By Ann Patchett
This is not a zine, but an essay that novelist Ann Patchett delivered at Sarah Lawrence College’s commencement in 2006. However, this book’s personal and inspirational content and artistic appearance makes it seem that if it weren’t written by an award-winning author and professionally published, it could be a zine. Sarah Lawrence’s website states that in her speech, Patchett “drew similarities between plotting a novel and the first steps into post-academic life.” While this is not untrue, I believe that this summary misses the whole point of her speech. Patchett’s speech features main themes that go much deeper than the creation of a novel and the writing process and is full of quotes such as one at the beginning of the speech that wisely states:
Coming back is the thing that enables you to see how all the dots in your life are connected, how one decision leads you to another, how one twist of fate, good or bad, brings you to a door that later takes you to another door, which, aided by several detours—long hallways and unforeseen stairwells—eventually puts you in the place you are now. Every choice lays down a trail of bread crumbs, so that when you look behind you there appears to be a very clear path that points straight to the place where you now stand. But when you look ahead there isn’t a bread crumb in sight—there are just a few shrubs, a bunch of trees, a handful of skittish woodland creatures. You glance from left to right and find no indication of which way you’re supposed to go. And so you stand there, sniffing at the wind, looking for directional clues in the growth patterns of moss, and you think, What now?

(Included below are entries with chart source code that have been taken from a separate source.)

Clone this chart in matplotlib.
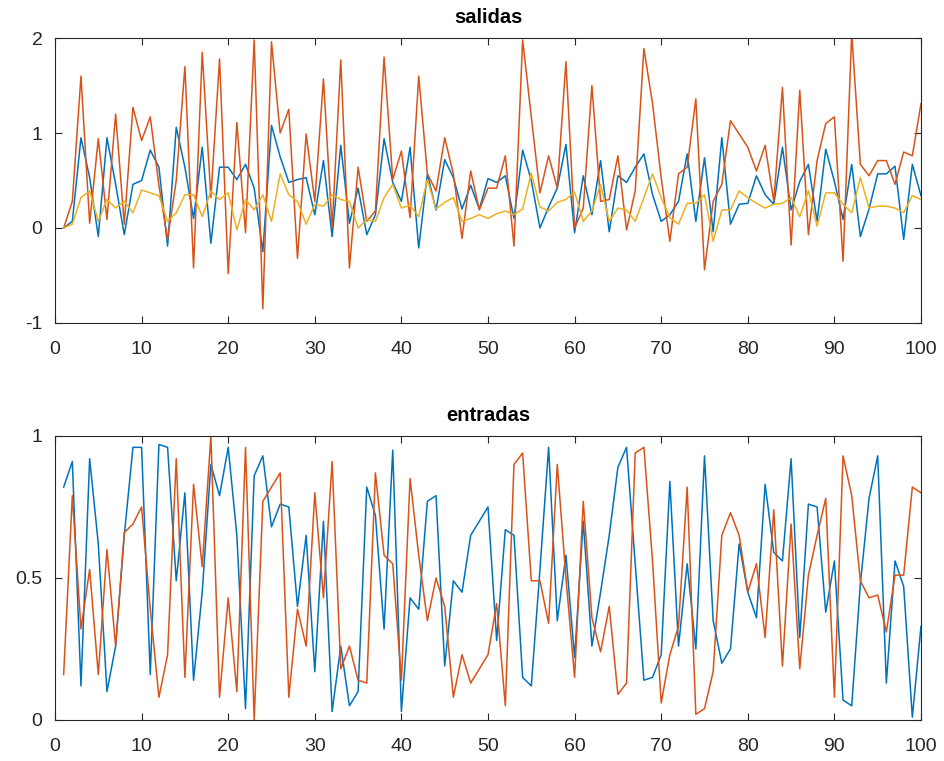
import matplotlib
matplotlib.use('Agg')
import matplotlib.pyplot as plt
import numpy as np

plt.rcParams['font.family'] = ['Liberation Sans', 'DejaVu Sans']
plt.rcParams['axes.unicode_minus'] = False

x = np.arange(1, 101)

# salidas
sal_blue = [0, 0.07, 0.95, 0.53, -0.09, 0.95, 0.46, -0.07, 0.46, 0.5,
            0.82, 0.64, -0.19, 1.06, 0.64, 0.1, 0.85, -0.16, 0.64, 0.64,
            0.51, 0.67, 0.42, -0.25, 1.08, 0.75, 0.48, 0.51, 0.53, 0.14,
            0.71, -0.09, 0.87, 0.05, 0.42, -0.07, 0.14, 0.94, 0.48, 0.28,
            0.85, -0.21, 0.57, 0.19, 0.72, 0.53, 0.2, 0.45, 0.2, 0.52,
            0.48, 0.55, 0.1, 0.82, 0.5, 0.0, 0.22, 0.42, 0.88, -0.05,
            0.55, 0.14, 0.71, -0.04, 0.55, 0.48, 0.64, 0.78, 0.35, 0.07,
            0.14, 0.28, 0.78, 0.07, 0.74, -0.04, 0.95, 0.04, 0.25, 0.26,
            0.55, 0.35, 0.25, 0.85, 0.19, 0.49, 0.67, 0.07, 0.83, 0.49,
            0.09, 0.67, -0.09, 0.2, 0.57, 0.57, 0.65, -0.12, 0.67, 0.34]
sal_orange = [0, 0.28, 1.6, 0.05, 0.94, 0.09, 1.2, 0.04, 1.27, 0.92,
              1.17, 0.45, -0.12, 0.5, 1.7, -0.42, 1.85, 0.32, 1.78, -0.48,
              1.11, -0.05, 1.98, -0.85, 1.96, 1.0, 1.25, -0.32, 0.99, 0.28,
              1.57, 0.0, 1.77, -0.42, 0.64, 0.07, 0.18, 1.8, 0.51, 0.81,
              0.11, 1.6, 0.57, 0.39, 0.95, 0.57, -0.11, 0.6, 0.19, 0.42,
              0.42, 0.76, -0.19, 1.98, 1.17, 0.37, 0.76, 0.42, 1.75, 0.0,
              0.21, 1.5, 0.28, 0.3, 0.76, -0.02, 0.39, 1.89, 1.31, 0.53,
              -0.14, 0.57, 0.64, 1.36, -0.44, 0.28, 0.46, 1.13, 0.99, 0.85,
              0.6, 0.87, 0.28, 1.48, -0.18, 1.45, -0.07, 0.71, 1.1, 1.17,
              -0.35, 2.05, 0.67, 0.55, 0.71, 0.71, 0.46, 0.8, 0.76, 1.31]
sal_yellow = [0, 0.04, 0.32, 0.39, 0.07, 0.3, 0.21, 0.28, 0.16, 0.4,
              0.37, 0.34, 0.07, 0.16, 0.35, 0.35, 0.12, 0.39, 0.3, 0.37,
              -0.02, 0.3, 0.19, 0.35, 0.07, 0.57, 0.35, 0.28, 0.04, 0.25,
              0.23, 0.35, 0.3, 0.28, 0.0, 0.09, 0.07, 0.32, 0.46, 0.21,
              0.24, 0.12, 0.51, 0.2, 0.27, 0.32, 0.07, 0.1, 0.14, 0.1,
              0.15, 0.18, 0.14, 0.2, 0.58, 0.22, 0.18, 0.27, 0.3, 0.38,
              0.07, 0.18, 0.46, 0.07, 0.21, 0.19, 0.07, 0.32, 0.57, 0.32,
              0.11, 0.04, 0.26, 0.26, 0.35, -0.14, 0.19, 0.19, 0.39, 0.32,
              0.26, 0.21, 0.25, 0.26, 0.32, 0.12, 0.39, 0.02, 0.37, 0.37,
              0.25, 0.16, 0.53, 0.21, 0.23, 0.23, 0.21, 0.16, 0.34, 0.3]

# entradas
ent_blue = [0.82, 0.91, 0.12, 0.92, 0.62, 0.1, 0.26, 0.65, 0.96, 0.96,
            0.16, 0.97, 0.96, 0.49, 0.8, 0.14, 0.45, 0.9, 0.79, 0.96,
            0.65, 0.04, 0.86, 0.93, 0.68, 0.76, 0.75, 0.4, 0.65, 0.17,
            0.7, 0.03, 0.26, 0.05, 0.1, 0.82, 0.72, 0.32, 0.95, 0.03,
            0.43, 0.39, 0.77, 0.79, 0.19, 0.49, 0.45, 0.65, 0.7, 0.75,
            0.28, 0.67, 0.65, 0.15, 0.12, 0.53, 0.96, 0.35, 0.58, 0.22,
            0.7, 0.26, 0.45, 0.65, 0.89, 0.96, 0.55, 0.14, 0.15, 0.23,
            0.84, 0.26, 0.55, 0.25, 0.93, 0.35, 0.2, 0.25, 0.62, 0.45,
            0.36, 0.83, 0.59, 0.56, 0.92, 0.29, 0.76, 0.75, 0.38, 0.56,
            0.07, 0.05, 0.48, 0.78, 0.93, 0.13, 0.56, 0.47, 0.01, 0.33]
ent_orange = [0.16, 0.79, 0.32, 0.53, 0.16, 0.6, 0.26, 0.66, 0.69, 0.75,
              0.39, 0.08, 0.23, 0.92, 0.15, 0.83, 0.54, 1.0, 0.08, 0.43,
              0.1, 0.96, 0.0, 0.77, 0.82, 0.87, 0.08, 0.39, 0.26, 0.8,
              0.43, 0.91, 0.18, 0.26, 0.14, 0.13, 0.87, 0.58, 0.55, 0.14,
              0.85, 0.58, 0.35, 0.5, 0.4, 0.08, 0.23, 0.13, 0.18, 0.23,
              0.41, 0.05, 0.9, 0.94, 0.49, 0.49, 0.34, 0.9, 0.5, 0.15,
              0.77, 0.36, 0.24, 0.4, 0.09, 0.13, 0.94, 0.96, 0.56, 0.06,
              0.23, 0.33, 0.82, 0.02, 0.04, 0.17, 0.65, 0.73, 0.65, 0.45,
              0.55, 0.29, 0.74, 0.19, 0.69, 0.18, 0.51, 0.65, 0.78, 0.08,
              0.93, 0.79, 0.49, 0.43, 0.44, 0.31, 0.51, 0.51, 0.82, 0.8]

c_blue = '#0072BD'
c_orange = '#D95319'
c_yellow = '#EDB120'
axc = '#262626'

fig = plt.figure(figsize=(9.45, 7.61), dpi=100)
ax1 = fig.add_axes([0.0582, 0.5756, 0.9164, 0.3744])
ax2 = fig.add_axes([0.0582, 0.0539, 0.9164, 0.3732])

ax1.plot(x, sal_blue, color=c_blue, lw=1.1)
ax1.plot(x, sal_orange, color=c_orange, lw=1.1)
ax1.plot(x, sal_yellow, color=c_yellow, lw=1.1)
ax1.set_ylim(-1, 2)
ax1.set_yticks([-1, 0, 1, 2])
ax1.set_title('salidas', fontsize=14.5, fontweight='bold', color='black', pad=11)

ax2.plot(x, ent_blue, color=c_blue, lw=1.1)
ax2.plot(x, ent_orange, color=c_orange, lw=1.1)
ax2.set_ylim(0, 1)
ax2.set_yticks([0, 0.5, 1])
ax2.set_yticklabels(['0', '0.5', '1'])
ax2.set_title('entradas', fontsize=14.5, fontweight='bold', color='black', pad=11)

for ax in (ax1, ax2):
    ax.set_xlim(0, 100)
    ax.set_xticks(range(0, 101, 10))
    ax.tick_params(direction='in', top=True, right=True, length=5, width=0.8,
                   colors=axc, labelsize=14, labelcolor=axc)
    ax.tick_params(axis='x', pad=13)
    ax.tick_params(axis='y', pad=9)
    for s in ax.spines.values():
        s.set_color(axc)
        s.set_linewidth(0.8)

fig.savefig('out.png', dpi=100)
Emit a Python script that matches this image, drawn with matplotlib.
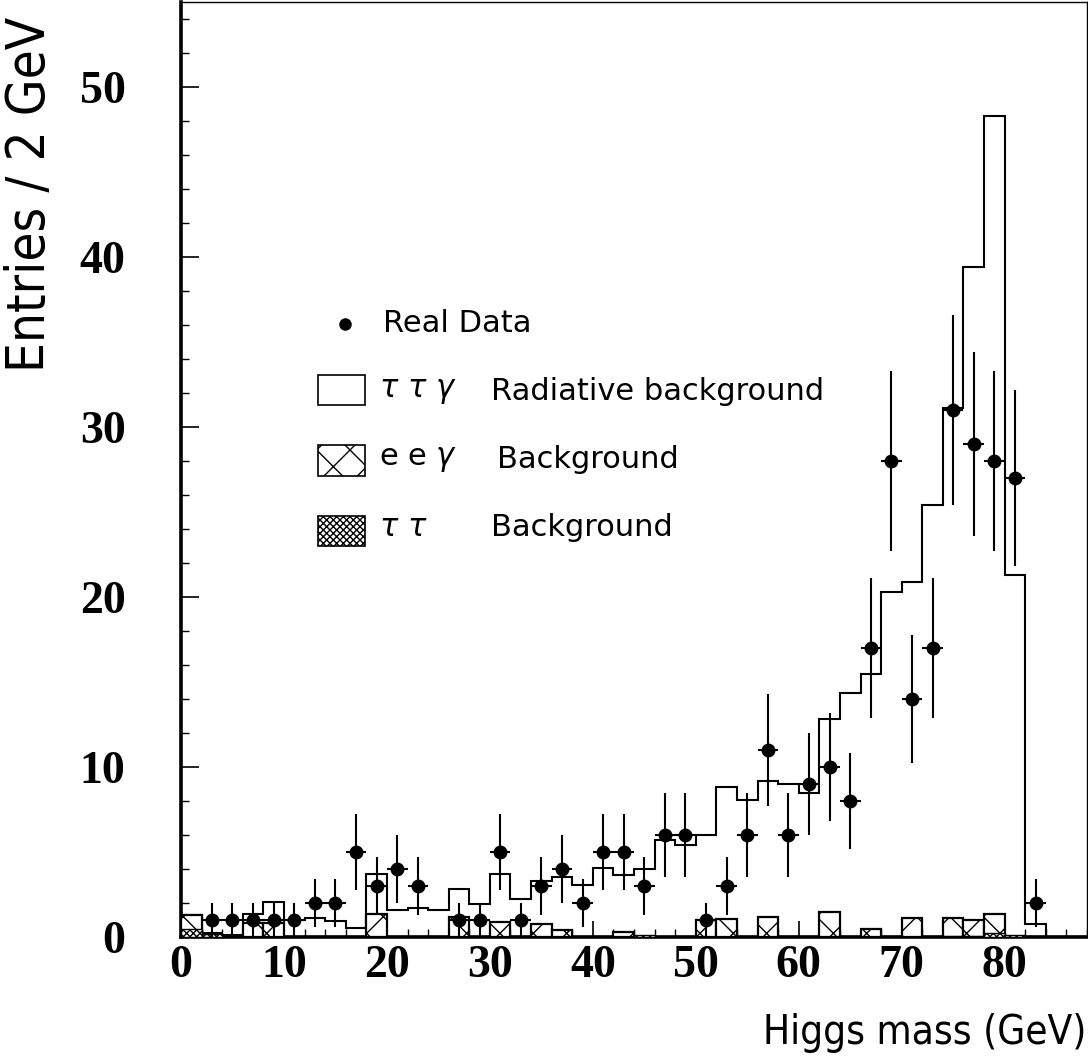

The thing that I find most interesting about this book is that she rewrote the entire thing after being advised to do so by her favorite former college professor. Patchett is an acclaimed writer who has won numerous awards, but she still believes that she can always learn from others. In this book, she writes about her life experiences as she navigates the questions and doubts throughout the different stages of her college and post-college life. Each stage is dotted with uncertainty and questioning, but that is what Patchett wants her audience to realize and become comfortable with. After she got accepted to college, Patchett thought the questions of “what now” would end, but she soon discovered that into her junior and senior year, she would face the same question, and more of its kind…and these questions continued after she graduated, and while she had a waitressing job, and while she was in grad school, and…You get the idea. The speech is, at its heart, an inspirational, funny, and interesting ride through Patchett’s life. She eventually embraces the uncertainty that makes life exciting, and she wants the students to feel excited for the future and at ease that everything may not always be planned out for them. I also like the photographs that are sprinkled throughout the book, which reflect the uncertainty but peace that Patchett’s essay also conveys. They are black and white ambiguous images of signs pointing in both directions, people lost and wandering, garden labyrinths, infinite highways, mazes, endless circular paths of footsteps in the sand, question marks, missing puzzle pieces, and other such symbols that represent the idea of “what now?” and represent the desperation and hopelessness that Patchett once felt during those times in her life. She was able to overcome those feelings, however, and through her speech, shares various life lessons she learned and urges the graduating seniors to enjoy the moment and be open to life and whatever paths their lives may take – which are always winding, always bumpy, and always unexpected.